Tuesday, July 28, 2009, 11:35am PDT | Modified: Tuesday, July 28, 2009, 11:40am
San Francisco Business Times - by Steven E.F. Brown
The University of California, Berkeley, plans to set up an open source software project for widespread distribution of automatically made video and audio recordings of lectures and other events on campus.
Cal was the first university to put full-length videos of its lectures on YouTube in 2007. Audio podcasts of many of the school's lectures, like Marian Diamond's hugely popular introduction to human anatomy, have been available online for years.
The university has already spent $220,000 this year on this project, named "Opencast Matterhorn." Now grants totaling $1.5 million from the Andrew W. Mellon and William and Flora Hewlett foundations will cover that expense and pay for further development of the system.

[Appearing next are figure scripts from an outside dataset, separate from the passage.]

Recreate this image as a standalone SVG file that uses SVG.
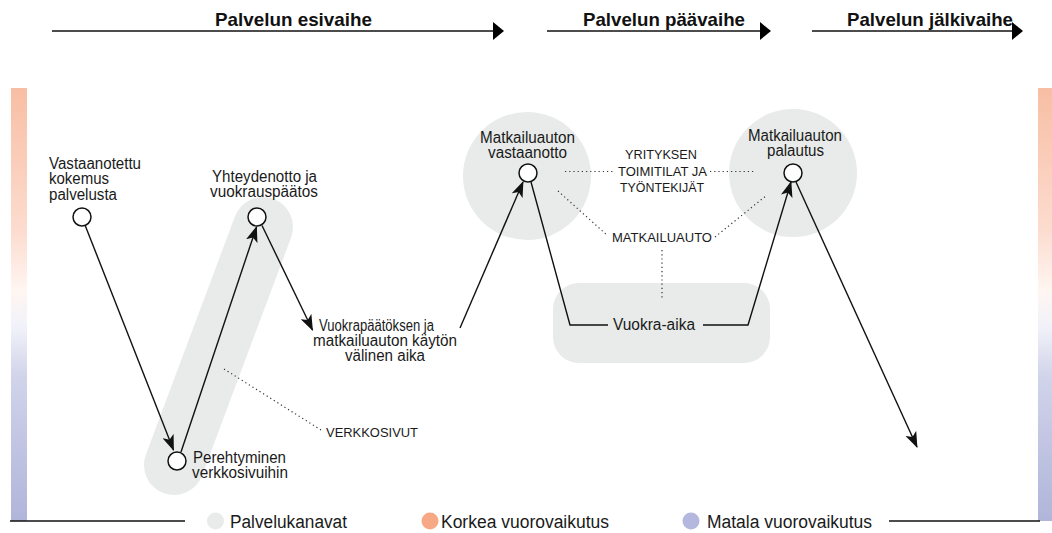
<svg xmlns="http://www.w3.org/2000/svg" width="1052" height="533" viewBox="0 0 1052 533">
  <defs>
    <linearGradient id="barGrad" x1="0" y1="0" x2="0" y2="1">
      <stop offset="0" stop-color="#f8bea4"/>
      <stop offset="0.33" stop-color="#fcdccf"/>
      <stop offset="0.47" stop-color="#fff6f2"/>
      <stop offset="0.55" stop-color="#f1f2f9"/>
      <stop offset="0.67" stop-color="#d0d3ea"/>
      <stop offset="1" stop-color="#b0b5da"/>
    </linearGradient>
    <marker id="head" viewBox="0 0 16 12" refX="15" refY="6" markerWidth="16" markerHeight="12" markerUnits="userSpaceOnUse" orient="auto">
      <path d="M0,0 L16,6 L0,12 L4,6 Z" fill="#111"/>
    </marker>
    <marker id="phaseHead" viewBox="0 0 11 18" refX="10" refY="9" markerWidth="11" markerHeight="18" markerUnits="userSpaceOnUse" orient="auto">
      <path d="M0,0 L11,9 L0,18 Z" fill="#000"/>
    </marker>
  </defs>
  <style>
    .lbl { font-family: "Liberation Sans", Arial, sans-serif; font-size: 16px; fill: #1a1a1a; }
    .caps { font-family: "Liberation Sans", Arial, sans-serif; font-size: 13.5px; fill: #1a1a1a; }
    .legend { font-family: "Liberation Sans", Arial, sans-serif; font-size: 18px; fill: #1a1a1a; }
    .phase { font-family: "Liberation Sans", Arial, sans-serif; font-size: 18.5px; font-weight: bold; fill: #111; }
    .channel { fill: #e8ebe9; }
    .node { fill: #fff; stroke: #111; stroke-width: 1.5; }
    .flow { fill: none; stroke: #111; stroke-width: 1.4; }
    .dots { fill: none; stroke: #333; stroke-width: 1.2; stroke-dasharray: 1.2 3; }
    .rule { stroke: #111; stroke-width: 1.5; }
  </style>

  <!-- phase headers -->
  <g id="phases">
    <line class="rule" x1="52" y1="31" x2="503" y2="31" marker-end="url(#phaseHead)"/>
    <text class="phase" x="215" y="26" textLength="157" lengthAdjust="spacingAndGlyphs">Palvelun esivaihe</text>
    <line class="rule" x1="547" y1="31" x2="770" y2="31" marker-end="url(#phaseHead)"/>
    <text class="phase" x="583" y="26" textLength="162" lengthAdjust="spacingAndGlyphs">Palvelun päävaihe</text>
    <line class="rule" x1="812" y1="31" x2="1022" y2="31" marker-end="url(#phaseHead)"/>
    <text class="phase" x="847" y="26" textLength="166" lengthAdjust="spacingAndGlyphs">Palvelun jälkivaihe</text>
  </g>

  <!-- interaction scale bars -->
  <g id="scale-bars">
    <rect x="11" y="88" width="16" height="433" fill="url(#barGrad)"/>
    <rect x="1038" y="88" width="14" height="433" fill="url(#barGrad)"/>
  </g>

  <!-- service channels (grey areas) -->
  <g id="channels">
    <line x1="263" y1="227" x2="174" y2="465" stroke="#e8ebe9" stroke-width="60" stroke-linecap="round"/>
    <circle class="channel" cx="527" cy="176" r="64"/>
    <circle class="channel" cx="793" cy="173" r="64"/>
    <rect class="channel" x="553" y="283" width="217" height="80" rx="26"/>
  </g>

  <!-- connectors -->
  <g id="connectors">
    <line class="flow" x1="85" y1="225" x2="173.5" y2="450" marker-end="url(#head)"/>
    <line class="flow" x1="181" y1="452" x2="256.5" y2="227" marker-end="url(#head)"/>
    <line class="flow" x1="262" y1="225.5" x2="312.5" y2="330" marker-end="url(#head)"/>
    <line class="flow" x1="460" y1="328" x2="523" y2="182" marker-end="url(#head)"/>
    <polyline class="flow" points="531,182 570,325 608,325"/>
    <polyline class="flow" points="703,325 748,325 791,182" marker-end="url(#head)"/>
    <line class="flow" x1="796" y1="182" x2="917" y2="447" marker-end="url(#head)"/>
    <line class="dots" x1="224" y1="369" x2="321" y2="430"/>
    <line class="dots" x1="565" y1="171.5" x2="614" y2="171.5"/>
    <line class="dots" x1="710" y1="171.5" x2="755" y2="171.5"/>
    <line class="dots" x1="558" y1="191" x2="608" y2="236"/>
    <line class="dots" x1="715" y1="237" x2="767" y2="195"/>
    <line class="dots" x1="662" y1="250" x2="662" y2="299"/>
  </g>

  <g id="n-vastaanotettu">
    <circle class="node" cx="82" cy="217" r="9"/>
    <text class="lbl" x="49" y="168.5" textLength="92" lengthAdjust="spacingAndGlyphs">Vastaanotettu</text>
    <text class="lbl" x="49" y="184" textLength="60" lengthAdjust="spacingAndGlyphs">kokemus</text>
    <text class="lbl" x="49" y="199.5" textLength="68" lengthAdjust="spacingAndGlyphs">palvelusta</text>
  </g>

  <g id="n-yhteydenotto">
    <circle class="node" cx="257" cy="217" r="9"/>
    <text class="lbl" x="212" y="182" textLength="105" lengthAdjust="spacingAndGlyphs">Yhteydenotto ja</text>
    <text class="lbl" x="210" y="197" textLength="108" lengthAdjust="spacingAndGlyphs">vuokrauspäätos</text>
  </g>

  <g id="n-perehtyminen">
    <circle class="node" cx="177" cy="461" r="9"/>
    <text class="lbl" x="193" y="462.5" textLength="93" lengthAdjust="spacingAndGlyphs">Perehtyminen</text>
    <text class="lbl" x="192" y="478" textLength="96" lengthAdjust="spacingAndGlyphs">verkkosivuihin</text>
  </g>

  <g id="n-verkkosivut">
    <text class="caps" x="326" y="437" textLength="92" lengthAdjust="spacingAndGlyphs">VERKKOSIVUT</text>
  </g>

  <g id="n-valiaika">
    <text class="lbl" x="319" y="331" textLength="115" lengthAdjust="spacingAndGlyphs">Vuokrapäätöksen ja</text>
    <text class="lbl" x="313" y="346" textLength="144" lengthAdjust="spacingAndGlyphs">matkailuauton käytön</text>
    <text class="lbl" x="345" y="361" textLength="80" lengthAdjust="spacingAndGlyphs">välinen aika</text>
  </g>

  <g id="n-vastaanotto">
    <circle class="node" cx="528" cy="173" r="9"/>
    <text class="lbl" x="480" y="143" textLength="95" lengthAdjust="spacingAndGlyphs">Matkailuauton</text>
    <text class="lbl" x="488" y="158" textLength="79" lengthAdjust="spacingAndGlyphs">vastaanotto</text>
  </g>

  <g id="n-toimitilat">
    <text class="caps" x="625" y="159" textLength="72" lengthAdjust="spacingAndGlyphs">YRITYKSEN</text>
    <text class="caps" x="618" y="176" textLength="89" lengthAdjust="spacingAndGlyphs">TOIMITILAT JA</text>
    <text class="caps" x="620" y="192" textLength="84" lengthAdjust="spacingAndGlyphs">TYÖNTEKIJÄT</text>
  </g>

  <g id="n-matkailuauto">
    <text class="caps" x="612" y="242" textLength="100" lengthAdjust="spacingAndGlyphs">MATKAILUAUTO</text>
  </g>

  <g id="n-vuokra-aika">
    <text class="lbl" x="613" y="330" textLength="82" lengthAdjust="spacingAndGlyphs">Vuokra-aika</text>
  </g>

  <g id="n-palautus">
    <circle class="node" cx="793" cy="173" r="9"/>
    <text class="lbl" x="748" y="141" textLength="94" lengthAdjust="spacingAndGlyphs">Matkailuauton</text>
    <text class="lbl" x="767" y="156" textLength="57" lengthAdjust="spacingAndGlyphs">palautus</text>
  </g>

  <!-- legend -->
  <g id="legend">
    <line class="rule" x1="10" y1="521" x2="185" y2="521"/>
    <line class="rule" x1="889" y1="521" x2="1040" y2="521"/>
    <circle cx="215.5" cy="521" r="8.5" fill="#e8ebe9"/>
    <text class="legend" x="230" y="527.5" textLength="117" lengthAdjust="spacingAndGlyphs">Palvelukanavat</text>
    <circle cx="430" cy="521" r="8.5" fill="#f7a985"/>
    <text class="legend" x="441" y="527.5" textLength="168" lengthAdjust="spacingAndGlyphs">Korkea vuorovaikutus</text>
    <circle cx="691" cy="521" r="8.5" fill="#b5b8de"/>
    <text class="legend" x="707" y="527.5" textLength="165" lengthAdjust="spacingAndGlyphs">Matala vuorovaikutus</text>
  </g>
</svg>
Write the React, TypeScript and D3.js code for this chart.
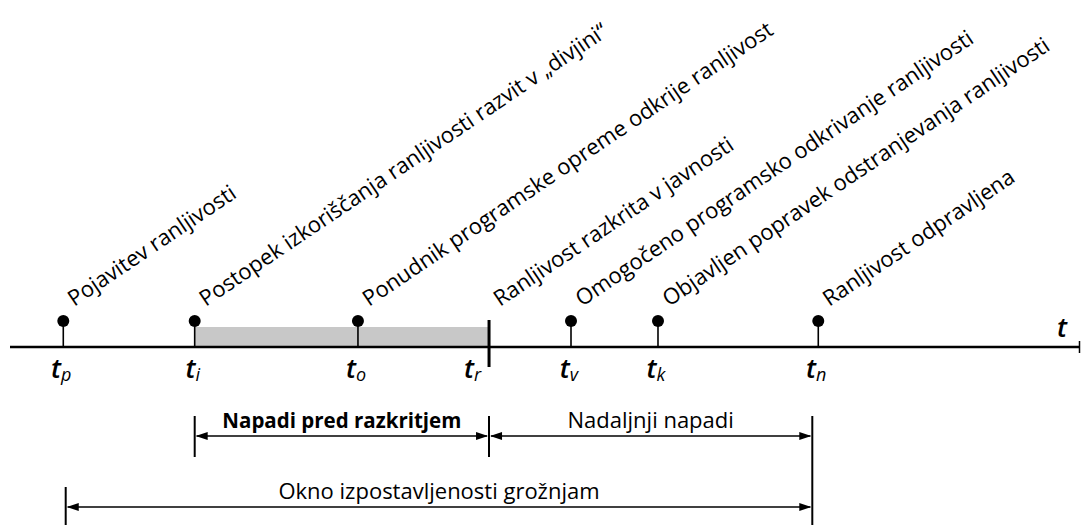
import React, { useEffect, useRef } from 'react';
import * as d3 from 'd3';

// events on the timeline (t_p ... t_n), time in % of the axis
const eventKeys = ['p', 'i', 'o', 'r', 'v', 'k', 'n'];
const eventTimes = [4.98, 17.26, 32.52, 44.77, 52.43, 60.56, 75.54];
const eventDescriptions = [
  'Pojavitev ranljivosti',
  'Postopek izkoriščanja ranljivosti razvit v „divjini“',
  'Ponudnik programske opreme odkrije ranljivost',
  'Ranljivost razkrita v javnosti',
  'Omogočeno programsko odkrivanje ranljivosti',
  'Objavljen popravek odstranjevanja ranljivosti',
  'Ranljivost odpravljena',
];
const disclosureKey = 'r';
const shadedSpan = ['i', 'r'];

// dimension brackets below the axis
const spanLabels = ['Napadi pred razkritjem', 'Nadaljnji napadi', 'Okno izpostavljenosti grožnjam'];
const spanFrom = [17.26, 44.77, 5.21];
const spanTo = [44.77, 74.98, 74.98];
const spanRow = [0, 0, 1];
const spanBold = [true, false, false];

const W = 1081;
const H = 525;

export default function App() {
  const ref = useRef<SVGSVGElement>(null);

  useEffect(() => {
    const svg = d3.select(ref.current);
    svg.selectAll('*').remove();

    const x = d3.scaleLinear().domain([0, 100]).range([10, 1080]);
    const axisY = 347;
    const dotY = 321;
    const rowY = [436, 507];
    const ink = '#000';

    const events = eventKeys.map((k, i) => ({
      key: k,
      x: x(eventTimes[i]),
      text: eventDescriptions[i],
      bar: k === disclosureKey,
    }));
    const byKey = (k: string) => events.find(e => e.key === k)!;

    // shaded period
    svg.append('rect')
      .attr('x', byKey(shadedSpan[0]).x)
      .attr('y', 327)
      .attr('width', byKey(shadedSpan[1]).x - byKey(shadedSpan[0]).x)
      .attr('height', axisY - 327)
      .attr('fill', '#c8c8c8');

    // time axis
    svg.append('line')
      .attr('x1', x(0)).attr('x2', x(100))
      .attr('y1', axisY).attr('y2', axisY)
      .attr('stroke', ink).attr('stroke-width', 2.6);
    svg.append('line')
      .attr('x1', x(100) - 0.5).attr('x2', x(100) - 0.5)
      .attr('y1', axisY - 6).attr('y2', axisY + 6)
      .attr('stroke', ink).attr('stroke-width', 1.5);
    svg.append('text')
      .attr('x', 1057).attr('y', 337)
      .attr('font-size', 27).attr('font-style', 'italic').attr('font-weight', 600)
      .text('t');

    const g = svg.append('g');

    // stems + dots
    const dots = events.filter(e => !e.bar);
    g.selectAll('line.stem').data(dots).join('line')
      .attr('class', 'stem')
      .attr('x1', d => d.x).attr('x2', d => d.x)
      .attr('y1', dotY).attr('y2', axisY)
      .attr('stroke', ink).attr('stroke-width', 1.6);
    g.selectAll('circle').data(dots).join('circle')
      .attr('cx', d => d.x).attr('cy', dotY).attr('r', 6)
      .attr('fill', ink);

    // disclosure bar
    g.selectAll('line.bar').data(events.filter(e => e.bar)).join('line')
      .attr('class', 'bar')
      .attr('x1', d => d.x).attr('x2', d => d.x)
      .attr('y1', 320).attr('y2', 367)
      .attr('stroke', ink).attr('stroke-width', 3);

    // t labels
    const tl = g.selectAll('text.tlabel').data(events).join('text')
      .attr('class', 'tlabel')
      .attr('x', d => d.bar ? d.x - 8 : d.x - 2)
      .attr('y', 378)
      .attr('text-anchor', d => d.bar ? 'end' : 'middle')
      .attr('font-style', 'italic')
      .attr('font-weight', 600)
      .attr('font-size', 27);
    tl.append('tspan').text('t');
    tl.append('tspan').attr('font-size', 18).attr('font-weight', 400).attr('dy', 3).text(d => d.key);

    // rotated descriptions
    g.selectAll('text.desc').data(events).join('text')
      .attr('class', 'desc')
      .attr('transform', d => `translate(${d.x + 11},307) rotate(-34)`)
      .attr('font-size', 22)
      .text(d => d.text);

    // brackets
    const spans = spanLabels.map((s, i) => ({
      label: s,
      x1: x(spanFrom[i]),
      x2: x(spanTo[i]),
      y: rowY[spanRow[i]],
      bold: spanBold[i],
    }));

    // vertical limits, merged per x
    const ext = new Map<number, [number, number]>();
    spans.forEach(s => {
      [s.x1, s.x2].forEach(px => {
        const k = Math.round(px * 10) / 10;
        const cur = ext.get(k);
        const top = s.y - 20, bot = s.y + 21;
        ext.set(k, cur ? [Math.min(cur[0], top), Math.max(cur[1], bot)] : [top, bot]);
      });
    });
    g.selectAll('line.lim').data(Array.from(ext.entries())).join('line')
      .attr('class', 'lim')
      .attr('x1', d => d[0]).attr('x2', d => d[0])
      .attr('y1', d => d[1][0]).attr('y2', d => d[1][1])
      .attr('stroke', ink).attr('stroke-width', 2);

    g.selectAll('line.dim').data(spans).join('line')
      .attr('class', 'dim')
      .attr('x1', d => d.x1 + 2).attr('x2', d => d.x2 - 2)
      .attr('y1', d => d.y).attr('y2', d => d.y)
      .attr('stroke', ink).attr('stroke-width', 1.4);

    const head = (tx: number, y: number, dir: number) =>
      `M${tx},${y}L${tx + dir * 12},${y - 4}L${tx + dir * 12},${y + 4}Z`;
    g.selectAll('path.arrow').data(spans).join('path')
      .attr('class', 'arrow')
      .attr('d', d => head(d.x1 + 1, d.y, 1) + head(d.x2 - 1, d.y, -1))
      .attr('fill', ink);

    g.selectAll('text.span').data(spans).join('text')
      .attr('class', 'span')
      .attr('x', d => (d.x1 + d.x2) / 2)
      .attr('y', d => d.y - 8)
      .attr('text-anchor', 'middle')
      .attr('font-size', d => d.bold ? 20.5 : 22)
      .attr('font-weight', d => d.bold ? 700 : 400)
      .text(d => d.label);
  }, []);

  return (
    <svg
      ref={ref}
      width={W}
      height={H}
      style={{ position: 'absolute', left: 0, top: 0, background: '#fff' }}
      fontFamily="'Open Sans', sans-serif"
    />
  );
}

Cal will work with ETH Zürich in Switzerland, the University of Osnabrück in Germany, Cambridge University in the United Kingdom and Canada's University of Saskatchewan on the project.
Money from these grants will pay for open source software that automates the recording and posting of academic content, cutting the cost of recording and uploading material. Cal says until now universities have been "stymied by high technical barriers and costs" even when they have wanted to distribute such content.
The software will be aimed at popular services like YouTube (based in San Bruno and owned by giant Google Inc.) and Apple Inc.'s online store, iTunes.
Adam Hochman is U.C. Berkeley's project manager for the program.
An open source system is in keeping with the university's traditions and its sense of its place as a public school, paid for by the public and doing research and teaching in the public interest. Many Cal researchers welcome questions from people who aren't students at the school, and reach out to them as part of their academic mission.
The university counts the open source Unix operating system, with its roots in Cal's 1970s research, as one of its achievements.